What is expected:
Every line of the listing must be reproduced as it stands. Leave the images behind.

Data block:
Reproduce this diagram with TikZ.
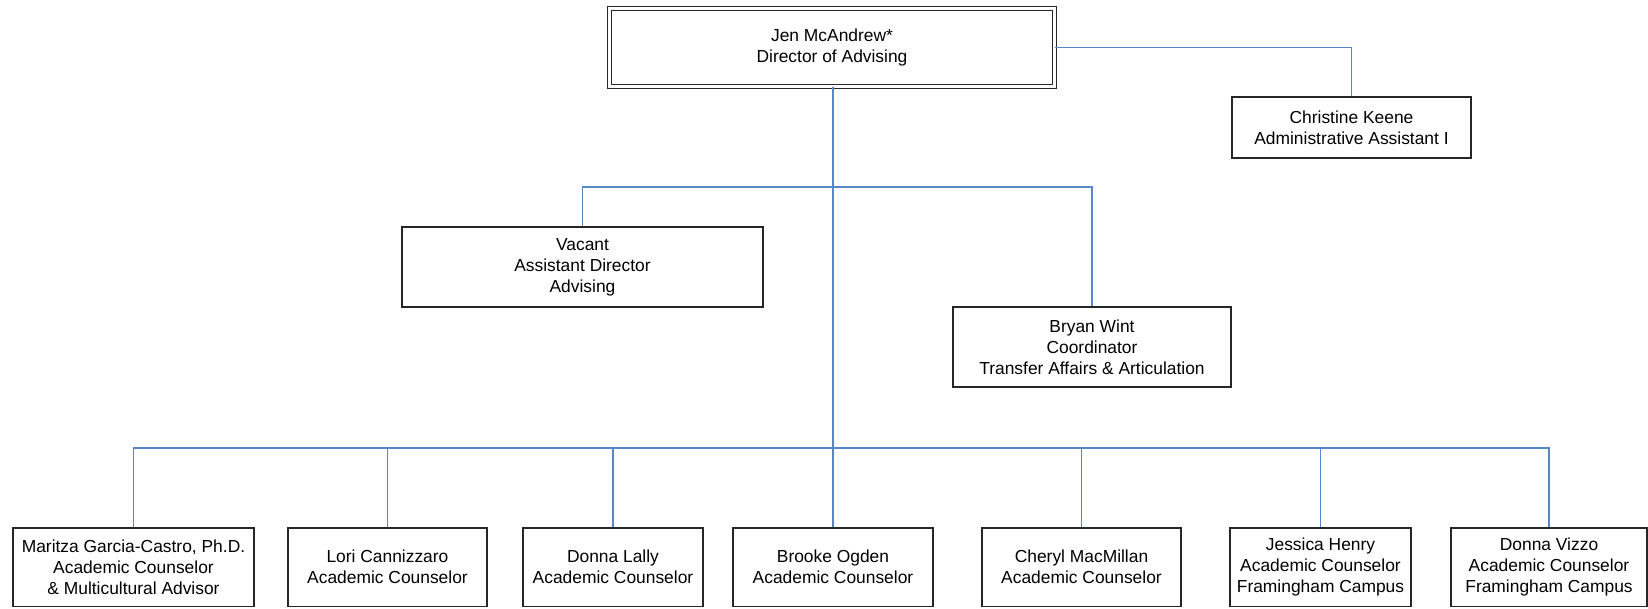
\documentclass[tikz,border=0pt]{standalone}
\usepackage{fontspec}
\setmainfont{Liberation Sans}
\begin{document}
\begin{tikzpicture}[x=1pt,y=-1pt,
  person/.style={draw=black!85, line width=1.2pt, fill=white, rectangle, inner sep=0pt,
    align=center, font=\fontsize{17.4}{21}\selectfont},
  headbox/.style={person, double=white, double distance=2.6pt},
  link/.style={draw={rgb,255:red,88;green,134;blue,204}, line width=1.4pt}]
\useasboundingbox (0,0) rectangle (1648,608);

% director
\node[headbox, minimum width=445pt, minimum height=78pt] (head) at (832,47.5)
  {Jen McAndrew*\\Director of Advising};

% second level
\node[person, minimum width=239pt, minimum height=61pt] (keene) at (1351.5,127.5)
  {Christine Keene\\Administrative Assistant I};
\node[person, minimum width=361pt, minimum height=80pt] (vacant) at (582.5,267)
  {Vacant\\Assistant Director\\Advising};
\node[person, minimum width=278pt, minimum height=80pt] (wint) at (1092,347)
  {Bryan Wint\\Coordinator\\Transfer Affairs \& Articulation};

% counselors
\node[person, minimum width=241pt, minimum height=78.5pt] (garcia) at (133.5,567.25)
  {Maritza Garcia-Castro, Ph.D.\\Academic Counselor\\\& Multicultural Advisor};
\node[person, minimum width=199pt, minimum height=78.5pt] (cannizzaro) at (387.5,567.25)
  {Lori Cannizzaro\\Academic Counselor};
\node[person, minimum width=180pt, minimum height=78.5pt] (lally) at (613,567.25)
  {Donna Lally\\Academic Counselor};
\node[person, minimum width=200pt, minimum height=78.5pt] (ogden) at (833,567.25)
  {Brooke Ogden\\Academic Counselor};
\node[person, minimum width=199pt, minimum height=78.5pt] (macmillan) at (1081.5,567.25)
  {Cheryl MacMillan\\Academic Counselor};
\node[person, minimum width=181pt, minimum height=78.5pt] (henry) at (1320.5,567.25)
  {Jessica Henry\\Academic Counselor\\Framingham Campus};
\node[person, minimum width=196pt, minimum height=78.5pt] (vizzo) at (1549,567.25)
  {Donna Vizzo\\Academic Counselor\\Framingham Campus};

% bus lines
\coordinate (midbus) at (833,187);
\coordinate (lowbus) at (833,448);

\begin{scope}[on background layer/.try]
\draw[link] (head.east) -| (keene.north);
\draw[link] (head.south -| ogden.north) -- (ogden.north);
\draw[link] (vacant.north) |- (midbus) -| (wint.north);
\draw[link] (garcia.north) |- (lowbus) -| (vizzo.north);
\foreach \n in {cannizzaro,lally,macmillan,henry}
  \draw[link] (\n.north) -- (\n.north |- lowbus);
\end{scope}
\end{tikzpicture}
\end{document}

Result of this exercise:
Reproduce this diagram with TikZ.
\documentclass[tikz,border=0pt]{standalone}
\usepackage{fontspec}
\setmainfont{Liberation Sans}
\begin{document}
\begin{tikzpicture}[x=1pt,y=-1pt,
  person/.style={draw=black!85, line width=1.2pt, fill=white, rectangle, inner sep=0pt,
    align=center, font=\fontsize{17.4}{21}\selectfont},
  headbox/.style={person, double=white, double distance=2.6pt},
  link/.style={draw={rgb,255:red,88;green,134;blue,204}, line width=1.4pt}]
\useasboundingbox (0,0) rectangle (1648,608);

% director
\node[headbox, minimum width=445pt, minimum height=78pt] (head) at (832,47.5)
  {Jen McAndrew*\\Director of Advising};

% second level
\node[person, minimum width=239pt, minimum height=61pt] (keene) at (1351.5,127.5)
  {Christine Keene\\Administrative Assistant I};
\node[person, minimum width=361pt, minimum height=80pt] (vacant) at (582.5,267)
  {Vacant\\Assistant Director\\Advising};
\node[person, minimum width=278pt, minimum height=80pt] (wint) at (1092,347)
  {Bryan Wint\\Coordinator\\Transfer Affairs \& Articulation};

% counselors
\node[person, minimum width=241pt, minimum height=78.5pt] (garcia) at (133.5,567.25)
  {Maritza Garcia-Castro, Ph.D.\\Academic Counselor\\\& Multicultural Advisor};
\node[person, minimum width=199pt, minimum height=78.5pt] (cannizzaro) at (387.5,567.25)
  {Lori Cannizzaro\\Academic Counselor};
\node[person, minimum width=180pt, minimum height=78.5pt] (lally) at (613,567.25)
  {Donna Lally\\Academic Counselor};
\node[person, minimum width=200pt, minimum height=78.5pt] (ogden) at (833,567.25)
  {Brooke Ogden\\Academic Counselor};
\node[person, minimum width=199pt, minimum height=78.5pt] (macmillan) at (1081.5,567.25)
  {Cheryl MacMillan\\Academic Counselor};
\node[person, minimum width=181pt, minimum height=78.5pt] (henry) at (1320.5,567.25)
  {Jessica Henry\\Academic Counselor\\Framingham Campus};
\node[person, minimum width=196pt, minimum height=78.5pt] (vizzo) at (1549,567.25)
  {Donna Vizzo\\Academic Counselor\\Framingham Campus};

% bus lines
\coordinate (midbus) at (833,187);
\coordinate (lowbus) at (833,448);

\begin{scope}[on background layer/.try]
\draw[link] (head.east) -| (keene.north);
\draw[link] (head.south -| ogden.north) -- (ogden.north);
\draw[link] (vacant.north) |- (midbus) -| (wint.north);
\draw[link] (garcia.north) |- (lowbus) -| (vizzo.north);
\foreach \n in {cannizzaro,lally,macmillan,henry}
  \draw[link] (\n.north) -- (\n.north |- lowbus);
\end{scope}
\end{tikzpicture}
\end{document}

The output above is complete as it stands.